:: Job ::
The data below should be printed in full, exactly, and without any of its images.

:: Provided material ::

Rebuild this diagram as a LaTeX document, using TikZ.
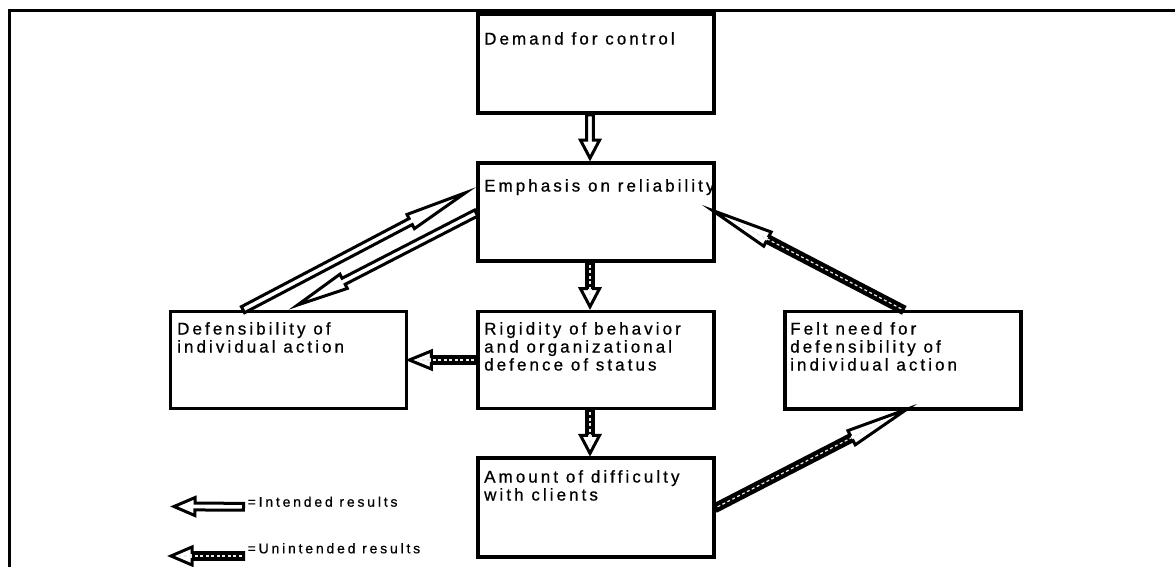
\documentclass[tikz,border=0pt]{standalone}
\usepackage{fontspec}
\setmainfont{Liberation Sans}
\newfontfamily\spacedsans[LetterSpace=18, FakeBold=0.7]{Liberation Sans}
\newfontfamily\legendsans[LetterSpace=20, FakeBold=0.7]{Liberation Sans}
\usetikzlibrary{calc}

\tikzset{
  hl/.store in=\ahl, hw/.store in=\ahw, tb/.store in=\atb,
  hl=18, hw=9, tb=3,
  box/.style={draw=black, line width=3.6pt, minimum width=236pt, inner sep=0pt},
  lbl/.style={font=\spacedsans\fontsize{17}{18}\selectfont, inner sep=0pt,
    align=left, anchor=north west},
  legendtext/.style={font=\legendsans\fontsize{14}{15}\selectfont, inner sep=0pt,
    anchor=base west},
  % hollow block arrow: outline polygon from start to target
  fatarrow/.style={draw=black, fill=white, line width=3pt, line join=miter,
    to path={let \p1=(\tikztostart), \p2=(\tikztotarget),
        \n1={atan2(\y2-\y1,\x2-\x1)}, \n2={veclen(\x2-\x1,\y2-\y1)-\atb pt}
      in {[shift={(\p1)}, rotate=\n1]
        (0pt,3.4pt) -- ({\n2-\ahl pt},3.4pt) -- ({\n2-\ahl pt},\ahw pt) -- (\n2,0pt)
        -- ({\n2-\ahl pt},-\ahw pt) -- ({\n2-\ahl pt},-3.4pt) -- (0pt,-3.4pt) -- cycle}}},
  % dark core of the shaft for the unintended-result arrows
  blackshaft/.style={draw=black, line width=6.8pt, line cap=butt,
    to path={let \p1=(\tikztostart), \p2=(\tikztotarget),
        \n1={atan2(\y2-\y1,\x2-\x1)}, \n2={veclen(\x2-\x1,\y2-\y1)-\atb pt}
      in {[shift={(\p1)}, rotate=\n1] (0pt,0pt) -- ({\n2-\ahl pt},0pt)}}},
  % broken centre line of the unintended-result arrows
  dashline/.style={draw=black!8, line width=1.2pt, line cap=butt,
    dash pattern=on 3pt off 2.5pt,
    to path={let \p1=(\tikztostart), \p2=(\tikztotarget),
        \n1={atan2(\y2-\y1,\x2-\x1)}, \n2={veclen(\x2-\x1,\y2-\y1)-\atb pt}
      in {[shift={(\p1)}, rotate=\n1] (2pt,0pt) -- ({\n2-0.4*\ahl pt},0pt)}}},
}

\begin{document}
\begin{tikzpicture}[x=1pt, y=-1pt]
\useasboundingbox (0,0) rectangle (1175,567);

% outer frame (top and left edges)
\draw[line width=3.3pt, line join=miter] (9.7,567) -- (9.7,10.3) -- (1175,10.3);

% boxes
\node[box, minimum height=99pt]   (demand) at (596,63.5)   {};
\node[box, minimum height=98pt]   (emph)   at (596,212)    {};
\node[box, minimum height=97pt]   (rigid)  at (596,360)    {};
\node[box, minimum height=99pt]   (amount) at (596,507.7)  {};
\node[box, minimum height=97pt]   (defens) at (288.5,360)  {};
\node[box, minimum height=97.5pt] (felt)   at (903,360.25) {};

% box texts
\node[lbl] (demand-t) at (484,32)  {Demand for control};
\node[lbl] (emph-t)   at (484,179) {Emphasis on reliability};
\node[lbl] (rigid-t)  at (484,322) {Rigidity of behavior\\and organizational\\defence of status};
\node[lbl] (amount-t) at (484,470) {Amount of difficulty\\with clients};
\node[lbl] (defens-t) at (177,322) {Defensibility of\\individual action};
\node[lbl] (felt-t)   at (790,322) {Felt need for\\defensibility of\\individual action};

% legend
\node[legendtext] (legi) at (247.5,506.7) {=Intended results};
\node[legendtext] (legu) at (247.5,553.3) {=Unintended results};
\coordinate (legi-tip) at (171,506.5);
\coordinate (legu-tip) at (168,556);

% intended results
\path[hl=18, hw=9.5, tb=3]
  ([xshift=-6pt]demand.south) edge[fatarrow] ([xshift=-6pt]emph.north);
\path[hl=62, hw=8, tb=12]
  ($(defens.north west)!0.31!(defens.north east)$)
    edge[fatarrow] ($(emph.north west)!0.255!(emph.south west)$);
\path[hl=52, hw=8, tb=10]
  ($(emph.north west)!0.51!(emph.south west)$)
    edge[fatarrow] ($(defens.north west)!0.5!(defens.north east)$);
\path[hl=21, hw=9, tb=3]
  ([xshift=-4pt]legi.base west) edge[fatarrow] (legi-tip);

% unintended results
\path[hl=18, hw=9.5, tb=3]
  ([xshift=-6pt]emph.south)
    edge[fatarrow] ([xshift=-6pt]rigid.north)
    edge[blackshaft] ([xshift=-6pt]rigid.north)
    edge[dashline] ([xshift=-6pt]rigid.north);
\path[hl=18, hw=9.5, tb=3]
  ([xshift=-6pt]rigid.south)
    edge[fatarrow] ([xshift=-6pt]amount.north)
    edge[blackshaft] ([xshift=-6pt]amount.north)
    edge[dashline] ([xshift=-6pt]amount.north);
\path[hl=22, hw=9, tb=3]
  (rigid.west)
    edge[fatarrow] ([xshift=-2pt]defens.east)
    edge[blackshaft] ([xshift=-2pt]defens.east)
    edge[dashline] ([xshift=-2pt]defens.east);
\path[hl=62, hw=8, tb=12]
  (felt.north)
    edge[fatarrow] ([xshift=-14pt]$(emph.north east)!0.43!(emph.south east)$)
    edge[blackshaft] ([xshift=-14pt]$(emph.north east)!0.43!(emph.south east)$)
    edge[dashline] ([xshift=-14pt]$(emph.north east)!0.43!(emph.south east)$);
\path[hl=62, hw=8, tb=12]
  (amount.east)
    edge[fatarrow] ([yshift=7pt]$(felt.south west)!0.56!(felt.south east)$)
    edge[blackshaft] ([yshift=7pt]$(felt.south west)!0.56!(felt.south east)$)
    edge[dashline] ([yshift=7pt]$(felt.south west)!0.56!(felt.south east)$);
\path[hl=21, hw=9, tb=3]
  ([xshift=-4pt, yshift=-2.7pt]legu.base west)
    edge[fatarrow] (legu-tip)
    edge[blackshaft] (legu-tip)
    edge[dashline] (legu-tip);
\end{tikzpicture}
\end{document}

:: Response to the task ::
Rebuild this diagram as a LaTeX document, using TikZ.
\documentclass[tikz,border=0pt]{standalone}
\usepackage{fontspec}
\setmainfont{Liberation Sans}
\newfontfamily\spacedsans[LetterSpace=18, FakeBold=0.7]{Liberation Sans}
\newfontfamily\legendsans[LetterSpace=20, FakeBold=0.7]{Liberation Sans}
\usetikzlibrary{calc}

\tikzset{
  hl/.store in=\ahl, hw/.store in=\ahw, tb/.store in=\atb,
  hl=18, hw=9, tb=3,
  box/.style={draw=black, line width=3.6pt, minimum width=236pt, inner sep=0pt},
  lbl/.style={font=\spacedsans\fontsize{17}{18}\selectfont, inner sep=0pt,
    align=left, anchor=north west},
  legendtext/.style={font=\legendsans\fontsize{14}{15}\selectfont, inner sep=0pt,
    anchor=base west},
  % hollow block arrow: outline polygon from start to target
  fatarrow/.style={draw=black, fill=white, line width=3pt, line join=miter,
    to path={let \p1=(\tikztostart), \p2=(\tikztotarget),
        \n1={atan2(\y2-\y1,\x2-\x1)}, \n2={veclen(\x2-\x1,\y2-\y1)-\atb pt}
      in {[shift={(\p1)}, rotate=\n1]
        (0pt,3.4pt) -- ({\n2-\ahl pt},3.4pt) -- ({\n2-\ahl pt},\ahw pt) -- (\n2,0pt)
        -- ({\n2-\ahl pt},-\ahw pt) -- ({\n2-\ahl pt},-3.4pt) -- (0pt,-3.4pt) -- cycle}}},
  % dark core of the shaft for the unintended-result arrows
  blackshaft/.style={draw=black, line width=6.8pt, line cap=butt,
    to path={let \p1=(\tikztostart), \p2=(\tikztotarget),
        \n1={atan2(\y2-\y1,\x2-\x1)}, \n2={veclen(\x2-\x1,\y2-\y1)-\atb pt}
      in {[shift={(\p1)}, rotate=\n1] (0pt,0pt) -- ({\n2-\ahl pt},0pt)}}},
  % broken centre line of the unintended-result arrows
  dashline/.style={draw=black!8, line width=1.2pt, line cap=butt,
    dash pattern=on 3pt off 2.5pt,
    to path={let \p1=(\tikztostart), \p2=(\tikztotarget),
        \n1={atan2(\y2-\y1,\x2-\x1)}, \n2={veclen(\x2-\x1,\y2-\y1)-\atb pt}
      in {[shift={(\p1)}, rotate=\n1] (2pt,0pt) -- ({\n2-0.4*\ahl pt},0pt)}}},
}

\begin{document}
\begin{tikzpicture}[x=1pt, y=-1pt]
\useasboundingbox (0,0) rectangle (1175,567);

% outer frame (top and left edges)
\draw[line width=3.3pt, line join=miter] (9.7,567) -- (9.7,10.3) -- (1175,10.3);

% boxes
\node[box, minimum height=99pt]   (demand) at (596,63.5)   {};
\node[box, minimum height=98pt]   (emph)   at (596,212)    {};
\node[box, minimum height=97pt]   (rigid)  at (596,360)    {};
\node[box, minimum height=99pt]   (amount) at (596,507.7)  {};
\node[box, minimum height=97pt]   (defens) at (288.5,360)  {};
\node[box, minimum height=97.5pt] (felt)   at (903,360.25) {};

% box texts
\node[lbl] (demand-t) at (484,32)  {Demand for control};
\node[lbl] (emph-t)   at (484,179) {Emphasis on reliability};
\node[lbl] (rigid-t)  at (484,322) {Rigidity of behavior\\and organizational\\defence of status};
\node[lbl] (amount-t) at (484,470) {Amount of difficulty\\with clients};
\node[lbl] (defens-t) at (177,322) {Defensibility of\\individual action};
\node[lbl] (felt-t)   at (790,322) {Felt need for\\defensibility of\\individual action};

% legend
\node[legendtext] (legi) at (247.5,506.7) {=Intended results};
\node[legendtext] (legu) at (247.5,553.3) {=Unintended results};
\coordinate (legi-tip) at (171,506.5);
\coordinate (legu-tip) at (168,556);

% intended results
\path[hl=18, hw=9.5, tb=3]
  ([xshift=-6pt]demand.south) edge[fatarrow] ([xshift=-6pt]emph.north);
\path[hl=62, hw=8, tb=12]
  ($(defens.north west)!0.31!(defens.north east)$)
    edge[fatarrow] ($(emph.north west)!0.255!(emph.south west)$);
\path[hl=52, hw=8, tb=10]
  ($(emph.north west)!0.51!(emph.south west)$)
    edge[fatarrow] ($(defens.north west)!0.5!(defens.north east)$);
\path[hl=21, hw=9, tb=3]
  ([xshift=-4pt]legi.base west) edge[fatarrow] (legi-tip);

% unintended results
\path[hl=18, hw=9.5, tb=3]
  ([xshift=-6pt]emph.south)
    edge[fatarrow] ([xshift=-6pt]rigid.north)
    edge[blackshaft] ([xshift=-6pt]rigid.north)
    edge[dashline] ([xshift=-6pt]rigid.north);
\path[hl=18, hw=9.5, tb=3]
  ([xshift=-6pt]rigid.south)
    edge[fatarrow] ([xshift=-6pt]amount.north)
    edge[blackshaft] ([xshift=-6pt]amount.north)
    edge[dashline] ([xshift=-6pt]amount.north);
\path[hl=22, hw=9, tb=3]
  (rigid.west)
    edge[fatarrow] ([xshift=-2pt]defens.east)
    edge[blackshaft] ([xshift=-2pt]defens.east)
    edge[dashline] ([xshift=-2pt]defens.east);
\path[hl=62, hw=8, tb=12]
  (felt.north)
    edge[fatarrow] ([xshift=-14pt]$(emph.north east)!0.43!(emph.south east)$)
    edge[blackshaft] ([xshift=-14pt]$(emph.north east)!0.43!(emph.south east)$)
    edge[dashline] ([xshift=-14pt]$(emph.north east)!0.43!(emph.south east)$);
\path[hl=62, hw=8, tb=12]
  (amount.east)
    edge[fatarrow] ([yshift=7pt]$(felt.south west)!0.56!(felt.south east)$)
    edge[blackshaft] ([yshift=7pt]$(felt.south west)!0.56!(felt.south east)$)
    edge[dashline] ([yshift=7pt]$(felt.south west)!0.56!(felt.south east)$);
\path[hl=21, hw=9, tb=3]
  ([xshift=-4pt, yshift=-2.7pt]legu.base west)
    edge[fatarrow] (legu-tip)
    edge[blackshaft] (legu-tip)
    edge[dashline] (legu-tip);
\end{tikzpicture}
\end{document}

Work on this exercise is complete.